We built Bloq Quantum to be the bridge between your team's algorithmic intuition and actual hardware execution. Once they understand the fundamentals, they can drop into our Editor Module—a familiar hybrid Jupyter/GPU workflow—to design their QML models mathematically. When it's time to run the hybrid loop, our Experiments Module handles the complex routing and hardware compilation, allowing your upskilled team to test their theories on IBM systems, Quantum Rings, or high-performance simulators 10× faster.
Your team provides the informed mathematical strategy. Bloq Quantum provides the data-to-deployment execution.
FAQ: Upskilling for Enterprise Quantum
Do my data scientists need to learn quantum physics to use QML?
No.
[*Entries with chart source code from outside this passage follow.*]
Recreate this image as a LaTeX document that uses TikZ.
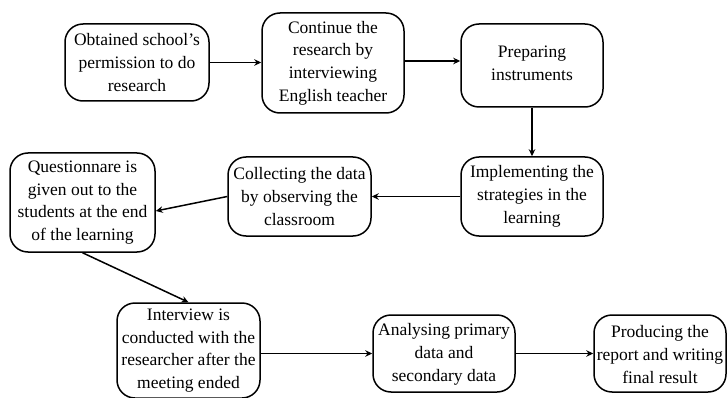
\documentclass[tikz,border=0pt]{standalone}
\usepackage{fontspec}
\setmainfont{Liberation Serif}
\newfontfamily\tnr{Liberation Serif}
\usetikzlibrary{arrows.meta,calc}
\begin{document}
\begin{tikzpicture}[x=1pt,y=-1pt,
  box/.style={draw,line width=1.5pt,rounded corners=18pt,inner sep=0pt},
  txt/.style={align=center,font=\tnr\fontsize{17.5}{22.7}\selectfont,inner sep=0pt},
  arr/.style={line width=1.5pt,-{Stealth[length=7pt,width=6.5pt]}}]
\useasboundingbox (0,0) rectangle (727,398);
\node[box,minimum width=144pt,minimum height=77pt] (b1) at (137,62.5) {};
\node[txt] (t1) at (b1.center) {Obtained school’s\\permission to do\\research};
\node[box,minimum width=142pt,minimum height=100pt] (b2) at (333,63) {};
\node[txt] (t2) at (b2.center) {Continue the\\research by\\interviewing\\English teacher};
\node[box,minimum width=142pt,minimum height=83pt] (b3) at (532,65.5) {};
\node[txt] (t3) at ([yshift=2pt]b3.center) {Preparing\\instruments};
\node[box,minimum width=142pt,minimum height=79pt] (b4) at (532,196.5) {};
\node[txt] (t4) at (b4.center) {Implementing the\\strategies in the\\learning};
\node[box,minimum width=143pt,minimum height=79pt] (b5) at (299.5,196.5) {};
\node[txt] (t5) at (b5.center) {Collecting the data\\by observing the\\classroom};
\node[box,minimum width=145pt,minimum height=99pt] (b6) at (82.5,202.5) {};
\node[txt] (t6) at (b6.center) {Questionnare is\\given out to the\\students at the end\\of the learning};
\node[box,minimum width=143pt,minimum height=95pt] (b7) at (188.5,350.5) {};
\node[txt] (t7) at (b7.center) {Interview is\\conducted with the\\researcher after the\\meeting ended};
\node[box,minimum width=142pt,minimum height=77pt] (b8) at (444,353.5) {};
\node[txt] (t8) at ([yshift=-1pt]b8.center) {Analysing primary\\data and\\secondary data};
\node[box,minimum width=132pt,minimum height=77pt] (b9) at (660,353.5) {};
\node[txt] (t9) at ([yshift=-1pt]b9.center) {Producing the\\report and writing\\final result};
\draw[arr] (b1.east) -- (b1.east -| b2.west);
\draw[arr] ([yshift=2pt]b2.east) -- ([yshift=2pt]b2.east -| b3.west);
\draw[arr] (b3.south) -- (b4.north);
\draw[arr] (b4.west) -- (b5.east);
\draw[arr] (b5.west) -- ([yshift=-8.5pt]b6.east);
\draw[arr] (b6.south) -- (b7.north);
\draw[arr] (b8.west -| b7.east) -- (b8.west);
\draw[arr] (b8.east) -- (b9.west);
\end{tikzpicture}
\end{document}
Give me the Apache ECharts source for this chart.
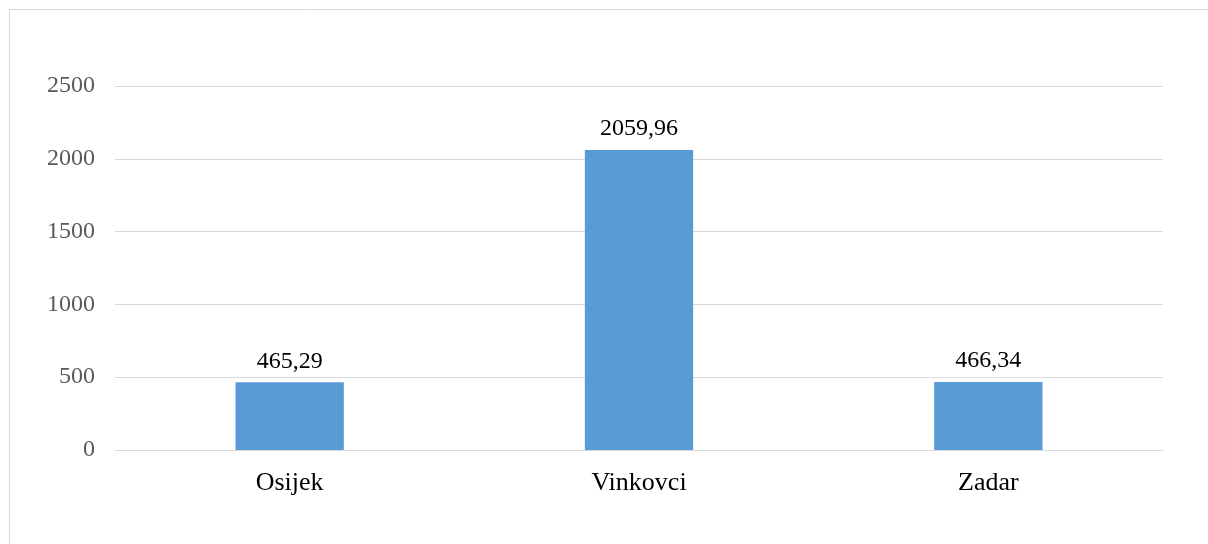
<!DOCTYPE html>
<html>
<head>
<meta charset="utf-8">
<script src="https://cdn.jsdelivr.net/npm/echarts@6/dist/echarts.min.js"></script>
<style>
html,body{margin:0;padding:0;background:#fff;}
#c{width:1208px;height:544px;}
</style>
</head>
<body>
<div id="c"></div>
<script>
const categories = ['Osijek', 'Vinkovci', 'Zadar'];
const values = [465.29, 2059.96, 466.34];
const yTicks = [0, 500, 1000, 1500, 2000, 2500];

const chart = echarts.init(document.getElementById('c'));
chart.setOption({
  animation: false,
  backgroundColor: '#fff',
  graphic: [{
    type: 'rect',
    shape: { x: 9.5, y: 9.5, width: 1400, height: 800 },
    style: { fill: 'none', stroke: '#d9d9d9', lineWidth: 1 },
    silent: true
  }],
  grid: { left: 115, right: 45, top: 86, bottom: 94 },
  xAxis: {
    type: 'category',
    data: categories,
    axisLine: { show: true, lineStyle: { color: '#d9d9d9', width: 1 } },
    axisTick: { show: false },
    axisLabel: { color: '#000', fontFamily: 'Liberation Serif', fontSize: 26, margin: 20 }
  },
  yAxis: {
    type: 'value',
    min: yTicks[0],
    max: yTicks[yTicks.length - 1],
    interval: 500,
    axisLine: { show: false },
    axisTick: { show: false },
    splitLine: { lineStyle: { color: '#d9d9d9', width: 1 } },
    axisLabel: {
      color: '#595959', fontFamily: 'Liberation Serif', fontSize: 24, margin: 20,
      formatter: v => String(v)
    }
  },
  series: [{
    type: 'bar',
    data: values,
    barWidth: '31%',
    itemStyle: { color: '#5b9bd5' },
    label: {
      show: true,
      position: 'top',
      distance: 9,
      color: '#000',
      fontFamily: 'Liberation Serif',
      fontSize: 24,
      formatter: p => p.value.toFixed(2).replace('.', ',')
    }
  }]
});
</script>
</body>
</html>
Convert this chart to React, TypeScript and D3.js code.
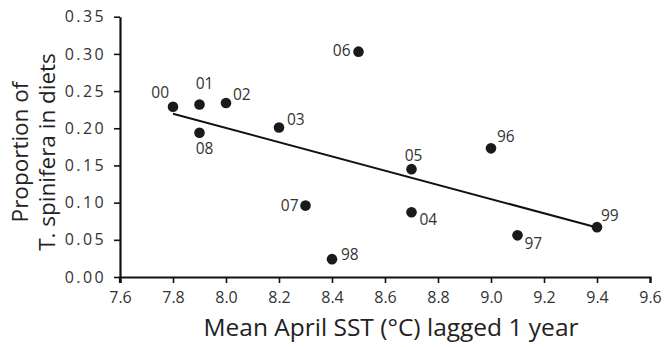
import { axisBottom, axisLeft, format, max, mean, min, scaleLinear, select } from "d3";
import { useEffect, useRef } from "react";

// years (labels), lagged April SST and proportion of T. spinifera
const years = ["00", "01", "02", "08", "03", "06", "05", "96", "07", "04", "98", "97", "99"];
const sst = [7.8, 7.9, 8.0, 7.9, 8.2, 8.5, 8.7, 9.0, 8.3, 8.7, 8.4, 9.1, 9.4];
const proportion = [0.229, 0.232, 0.234, 0.194, 0.201, 0.303, 0.145, 0.173, 0.096, 0.087, 0.024, 0.056, 0.067];

const xTicks = [7.6, 7.8, 8.0, 8.2, 8.4, 8.6, 8.8, 9.0, 9.2, 9.4, 9.6];
const yTicks = [0, 0.05, 0.1, 0.15, 0.2, 0.25, 0.3, 0.35];

// where each year label sits relative to its point
const labelPlace: Record<string, [number, number, string]> = {
  "00": [-4, -9, "end"],
  "01": [5, -15, "middle"],
  "02": [7, -3, "start"],
  "08": [5, 21, "middle"],
  "03": [8, -3, "start"],
  "06": [-8, 4, "end"],
  "05": [2, -8, "middle"],
  "96": [6, -6, "start"],
  "07": [-7, 5, "end"],
  "04": [8, 13, "start"],
  "98": [9, 1, "start"],
  "97": [7, 14, "start"],
  "99": [4, -6, "start"],
};

const WIDTH = 666;
const HEIGHT = 347;
const FONT = "'Open Sans', sans-serif";

function App() {
  const svgRef = useRef<SVGSVGElement>(null);

  useEffect(() => {
    const svg = select(svgRef.current);
    svg.selectAll("*").remove();

    const x = scaleLinear().domain([7.6, 9.6]).range([120, 650]);
    const y = scaleLinear().domain([0, 0.35]).range([277, 16.7]);

    const data = years.map((year, i) => ({ year, sst: sst[i], p: proportion[i] }));

    // least squares fit
    const mx = mean(sst) as number;
    const my = mean(proportion) as number;
    let sxy = 0;
    let sxx = 0;
    sst.forEach((v, i) => {
      sxy += (v - mx) * (proportion[i] - my);
      sxx += (v - mx) * (v - mx);
    });
    const slope = sxy / sxx;
    const intercept = my - slope * mx;
    const x0 = min(sst) as number;
    const x1 = max(sst) as number;

    const xAxis = svg
      .append("g")
      .attr("transform", `translate(0,${y(0)})`)
      .call(
        axisBottom(x)
          .tickValues(xTicks)
          .tickFormat(format(".1f"))
          .tickSize(6)
          .tickSizeOuter(6)
          .tickPadding(9)
      );
    xAxis.select(".domain").attr("stroke", "#111").attr("stroke-width", 2.2);
    xAxis.selectAll(".tick line").attr("stroke", "#111").attr("stroke-width", 1.6);
    xAxis
      .selectAll(".tick text")
      .attr("fill", "#333")
      .style("font-family", FONT)
      .style("font-size", "16px");

    const yAxis = svg
      .append("g")
      .attr("transform", `translate(${x(7.6)},0)`)
      .call(
        axisLeft(y)
          .tickValues(yTicks)
          .tickFormat(format(".2f"))
          .tickSize(6)
          .tickSizeOuter(0)
          .tickPadding(8)
      );
    yAxis.select(".domain").attr("stroke", "#111").attr("stroke-width", 2.2);
    yAxis.selectAll(".tick line").attr("stroke", "#111").attr("stroke-width", 1.6);
    yAxis
      .selectAll(".tick text")
      .attr("fill", "#333")
      .style("font-family", FONT)
      .style("font-size", "16px")
      .style("letter-spacing", "2.4px");
    // let the y axis run a little below the x axis
    yAxis
      .append("line")
      .attr("x1", 0)
      .attr("x2", 0)
      .attr("y1", y(0))
      .attr("y2", y(0) + 6)
      .attr("stroke", "#111")
      .attr("stroke-width", 2.2);

    svg
      .append("line")
      .attr("x1", x(x0))
      .attr("y1", y(intercept + slope * x0))
      .attr("x2", x(x1))
      .attr("y2", y(intercept + slope * x1))
      .attr("stroke", "#111")
      .attr("stroke-width", 2);

    svg
      .selectAll(".dot")
      .data(data)
      .join("circle")
      .attr("class", "dot")
      .attr("cx", (d) => x(d.sst))
      .attr("cy", (d) => y(d.p))
      .attr("r", 5.3)
      .attr("fill", "#1a1a1a");

    svg
      .selectAll(".year")
      .data(data)
      .join("text")
      .attr("class", "year")
      .attr("x", (d) => x(d.sst) + labelPlace[d.year][0])
      .attr("y", (d) => y(d.p) + labelPlace[d.year][1])
      .attr("text-anchor", (d) => labelPlace[d.year][2])
      .attr("fill", "#333")
      .style("font-family", FONT)
      .style("font-size", "15.5px")
      .text((d) => d.year);

    svg
      .append("text")
      .attr("x", 391)
      .attr("y", 336)
      .attr("text-anchor", "middle")
      .attr("fill", "#222")
      .style("font-family", FONT)
      .style("font-size", "24.5px")
      .text("Mean April SST (°C) lagged 1 year");

    const yTitle = svg
      .append("text")
      .attr("transform", "translate(28,152) rotate(-90)")
      .attr("text-anchor", "middle")
      .attr("fill", "#222")
      .style("font-family", FONT)
      .style("font-size", "22.5px");
    yTitle.append("tspan").attr("x", 0).attr("y", 0).text("Proportion of");
    yTitle.append("tspan").attr("x", 0).attr("y", 27).text("T. spinifera in diets");
  }, []);

  return (
    <svg
      ref={svgRef}
      width={WIDTH}
      height={HEIGHT}
      style={{ position: "absolute", left: 0, top: 0, background: "#fff" }}
    />
  );
}

export default App;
They need to understand quantum linear algebra and probabilistic mechanics. They need to know how data is manipulated in a quantum state, but they do not need to understand the hardware physics (e.g., microwave pulse control or cryogenic cooling).
What is the most important concept for classical AI teams transitioning to quantum?
Variational Quantum Algorithms (VQAs). Understanding how a quantum circuit acts as a parameterized function within a classical machine learning optimization loop is the foundation of near-term enterprise quantum applications.
Why shouldn't we just use high-level quantum APIs without learning the math?
Using quantum APIs as "black boxes" leads to inefficient circuit design. Because current quantum hardware is noisy and has limited coherence times, engineers must understand the underlying math to design shallow, optimized algorithms that can actually execute successfully.
How long does it take to upskill a senior ML engineer in quantum fundamentals?
For a senior engineer already proficient in advanced linear algebra and Python, gaining a functional, working intuition of quantum gates and hybrid algorithmic loops typically takes an intensive 4 to 6 weeks of dedicated study.